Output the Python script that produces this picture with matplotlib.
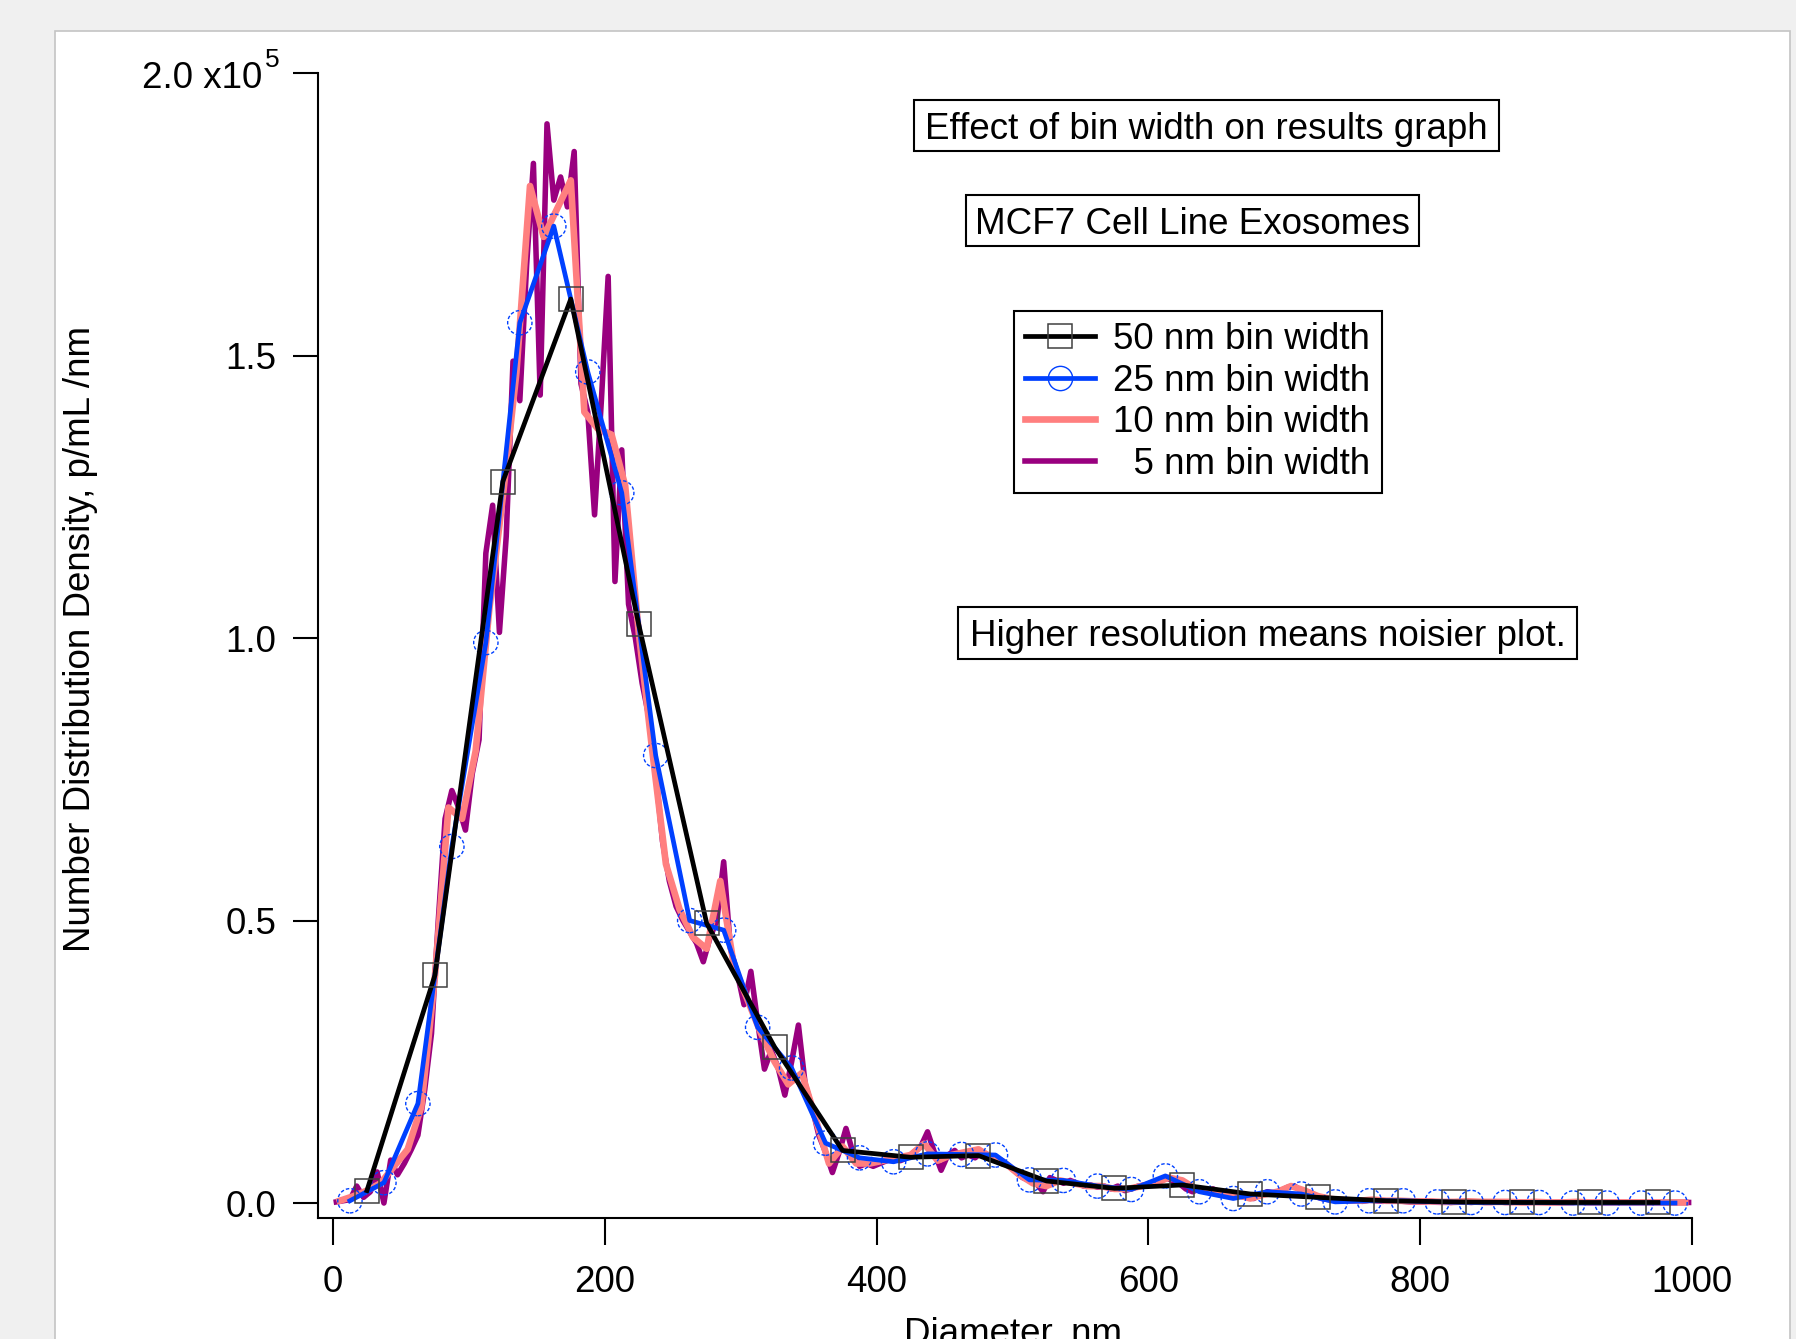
import numpy as np
import matplotlib
matplotlib.use('Agg')
import matplotlib.pyplot as plt
from matplotlib.lines import Line2D
from matplotlib.patches import Rectangle

plt.rcParams['font.family'] = ['Liberation Sans', 'DejaVu Sans']

# number distribution density in units of 1e5 p/mL/nm, bin centres in nm
x50 = np.arange(25, 1000, 50)
y50 = [0.022, 0.403, 1.277, 1.600, 1.024, 0.495, 0.276, 0.093, 0.081, 0.084,
       0.039, 0.026, 0.032, 0.016, 0.010, 0.004, 0.002, 0.001, 0.001, 0.001]

x25 = np.arange(12.5, 1000, 25)
y25 = [0.004, 0.036, 0.176, 0.631, 0.992, 1.558, 1.729, 1.471, 1.257, 0.792,
       0.500, 0.483, 0.311, 0.239, 0.106, 0.080, 0.073, 0.087, 0.086, 0.085,
       0.041, 0.040, 0.030, 0.024, 0.048, 0.020, 0.008, 0.020, 0.016, 0.002,
       0.004, 0.004, 0.002, 0.001, 0.001, 0.001, 0.000, 0.000, 0.000, 0.000]

x10 = np.arange(5, 1000, 10)
y10 = [0.004, 0.012, 0.022, 0.035, 0.065, 0.095, 0.170, 0.400, 0.700, 0.680,
       0.800, 1.050, 1.250, 1.470, 1.800, 1.710, 1.760, 1.810, 1.400, 1.370,
       1.360, 1.270, 1.010, 0.800, 0.600, 0.520, 0.470, 0.450, 0.570, 0.420,
       0.360, 0.300, 0.250, 0.210, 0.230, 0.150, 0.070, 0.100, 0.070, 0.070,
       0.075, 0.080, 0.085, 0.105, 0.075, 0.085, 0.090, 0.095, 0.080, 0.070,
       0.050, 0.035, 0.030, 0.040, 0.035, 0.030, 0.030, 0.025, 0.025, 0.030,
       0.035, 0.045, 0.040, 0.025, 0.020, 0.020, 0.015, 0.008, 0.015, 0.020,
       0.030, 0.022, 0.012, 0.007, 0.005, 0.004, 0.006, 0.004, 0.004, 0.003,
       0.003, 0.002, 0.002, 0.003, 0.002, 0.002, 0.002, 0.001, 0.002, 0.001,
       0.001, 0.002, 0.001, 0.001, 0.001, 0.001, 0.001, 0.001, 0.001, 0.001]

x5 = np.arange(2.5, 1000, 5)
y5 = [0.002, 0.004, 0.006, 0.030, 0.010, 0.020, 0.055, 0.000, 0.076, 0.050,
      0.070, 0.094, 0.120, 0.200, 0.300, 0.500, 0.680, 0.730, 0.700, 0.660,
      0.760, 0.820, 1.150, 1.235, 1.010, 1.180, 1.490, 1.420, 1.660, 1.840,
      1.430, 1.910, 1.775, 1.816, 1.763, 1.861, 1.450, 1.400, 1.218, 1.420,
      1.640, 1.100, 1.333, 1.060, 1.000, 0.920, 0.860, 0.760, 0.640, 0.570,
      0.525, 0.500, 0.480, 0.460, 0.427, 0.470, 0.500, 0.604, 0.450, 0.407,
      0.351, 0.410, 0.320, 0.237, 0.270, 0.240, 0.191, 0.250, 0.315, 0.210,
      0.170, 0.120, 0.090, 0.054, 0.090, 0.132, 0.090, 0.065, 0.070, 0.065,
      0.070, 0.075, 0.080, 0.075, 0.080, 0.090, 0.100, 0.126, 0.090, 0.058,
      0.085, 0.093, 0.080, 0.085, 0.080, 0.090, 0.085, 0.080, 0.075, 0.065,
      0.055, 0.045, 0.040, 0.035, 0.020, 0.045, 0.040, 0.035, 0.040, 0.035,
      0.030, 0.032, 0.028, 0.030, 0.025, 0.030, 0.022, 0.025, 0.030, 0.032,
      0.035, 0.040, 0.045, 0.040, 0.035, 0.025, 0.020, 0.025, 0.020, 0.025,
      0.020, 0.018, 0.015, 0.012, 0.010, 0.008, 0.015, 0.020, 0.018, 0.022,
      0.028, 0.030, 0.022, 0.018, 0.012, 0.008, 0.006, 0.004, 0.005, 0.004,
      0.004, 0.003, 0.005, 0.004, 0.003, 0.004, 0.004, 0.003, 0.002, 0.002,
      0.002, 0.003, 0.002, 0.002, 0.001, 0.002, 0.002, 0.001, 0.002, 0.001,
      0.001, 0.002, 0.001, 0.001, 0.002, 0.001, 0.001, 0.001, 0.001, 0.001,
      0.001, 0.001, 0.001, 0.002, 0.001, 0.001, 0.001, 0.001, 0.001, 0.001,
      0.001, 0.001, 0.001, 0.001, 0.001, 0.001, 0.001, 0.001, 0.001, 0.001]

labels = ['50 nm bin width', '25 nm bin width', '10 nm bin width', '  5 nm bin width']
ytick_vals = [0.0, 0.5, 1.0, 1.5, 2.0]
ytick_labels = ['0.0', '0.5', '1.0', '1.5', '']

W, H = 1796, 1339
FS = 26.5
blue = '#0040ff'
salmon = '#ff7f7f'
purple = '#99007f'

fig = plt.figure(figsize=(W/100., H/100.), dpi=100, facecolor='#f0f0f0')
# white page panel
fig.patches.append(Rectangle((55./W, -0.01), (1790.-55)/W, 1.01-31./H,
                             transform=fig.transFigure, fc='white',
                             ec='#c4c4c4', lw=1.2, zorder=-5))

ax = fig.add_axes([318./W, 1-1218./H, (1692.-318)/W, (1218.-73)/H])
ax.patch.set_visible(False)

ax.plot(x5, y5, color=purple, lw=4.0, zorder=2)
ax.plot(x10, y10, color=salmon, lw=4.8, zorder=3)
ax.plot(x25, y25, color=blue, lw=3.4, zorder=4)
ax.scatter(x25, y25, s=17.5**2, facecolors='none', edgecolors=blue,
           linewidths=1.0, linestyle=(0, (2.5, 1.5)), zorder=5)
ax.plot(x50, y50, color='black', lw=3.4, zorder=6)
ax.plot(x50, y50, ls='none', marker='s', ms=17.5, mfc='none', mec='#404040',
        mew=1.1, zorder=7)

ax.set_xlim(-11, 1000)
ax.set_ylim(-0.0265, 2.0)
ax.set_xticks([0, 200, 400, 600, 800, 1000])
ax.set_yticks(ytick_vals)
ax.set_yticklabels(ytick_labels)
for s in ['top', 'right']:
  ax.spines[s].set_visible(False)
for s in ['left', 'bottom']:
  ax.spines[s].set_linewidth(1.5)
ax.tick_params(axis='x', length=19.5, width=1.5, pad=14.5, labelsize=FS)
ax.tick_params(axis='y', length=18, width=1.5, pad=12, labelsize=FS)

# top y label with Igor-style exponent
fig.text(262./W, 1-79./H, '2.0 x10', ha='right', va='center', fontsize=FS)
fig.text(265./W, 1-60./H, '5', ha='left', va='center', fontsize=19)

ax.set_xlabel('Diameter, nm', fontsize=FS)
ax.xaxis.set_label_coords(0.506, -0.086)
ax.set_ylabel('Number Distribution Density, p/mL /nm', fontsize=FS)
ax.yaxis.set_label_coords(-0.16, 0.506)

handles = [
  Line2D([], [], color='black', lw=3.4, marker='s', ms=17.5, mfc='none', mec='#404040', mew=1.1),
  Line2D([], [], color=blue, lw=3.4, marker='o', ms=17.5, mfc='none', mec=blue, mew=1.0),
  Line2D([], [], color=salmon, lw=4.8),
  Line2D([], [], color=purple, lw=4.0),
]
leg = ax.legend(handles, labels, loc='upper left', bbox_to_anchor=(1014./W, 1-311./H),
                bbox_transform=fig.transFigure, borderaxespad=0, fancybox=False,
                framealpha=1, edgecolor='black', fontsize=FS, handlelength=1.9,
                handletextpad=0.5, labelspacing=0.18, borderpad=0.3)
leg.get_frame().set_linewidth(1.5)


def boxed(text, x0, y0, x1, y1):
  fig.patches.append(Rectangle((x0/W, 1-y1/H), (x1-x0)/W, (y1-y0)/H,
                               transform=fig.transFigure, fc='white',
                               ec='black', lw=1.5, zorder=1))
  fig.text((x0+x1)/2./W, 1-((y0+y1)/2.+4)/H, text, ha='center', va='center',
           fontsize=FS, zorder=3)

boxed('Effect of bin width on results graph', 914., 100., 1499., 151.)
boxed('MCF7 Cell Line Exosomes', 966., 195., 1419., 246.)
boxed('Higher resolution means noisier plot.', 958., 607., 1577., 659.)

fig.savefig('out.png', dpi=100, facecolor=fig.get_facecolor())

══════════

## JOB
Write down every line from the opening of the listing to the line with "0.000, 0.000, 0.000]", both included, and nothing else; the pictures are omitted.

## SOLUTION TO THIS PROBLEM
Output the Python script that produces this picture with matplotlib.
import numpy as np
import matplotlib
matplotlib.use('Agg')
import matplotlib.pyplot as plt
from matplotlib.lines import Line2D
from matplotlib.patches import Rectangle

plt.rcParams['font.family'] = ['Liberation Sans', 'DejaVu Sans']

# number distribution density in units of 1e5 p/mL/nm, bin centres in nm
x50 = np.arange(25, 1000, 50)
y50 = [0.022, 0.403, 1.277, 1.600, 1.024, 0.495, 0.276, 0.093, 0.081, 0.084,
       0.039, 0.026, 0.032, 0.016, 0.010, 0.004, 0.002, 0.001, 0.001, 0.001]

x25 = np.arange(12.5, 1000, 25)
y25 = [0.004, 0.036, 0.176, 0.631, 0.992, 1.558, 1.729, 1.471, 1.257, 0.792,
       0.500, 0.483, 0.311, 0.239, 0.106, 0.080, 0.073, 0.087, 0.086, 0.085,
       0.041, 0.040, 0.030, 0.024, 0.048, 0.020, 0.008, 0.020, 0.016, 0.002,
       0.004, 0.004, 0.002, 0.001, 0.001, 0.001, 0.000, 0.000, 0.000, 0.000]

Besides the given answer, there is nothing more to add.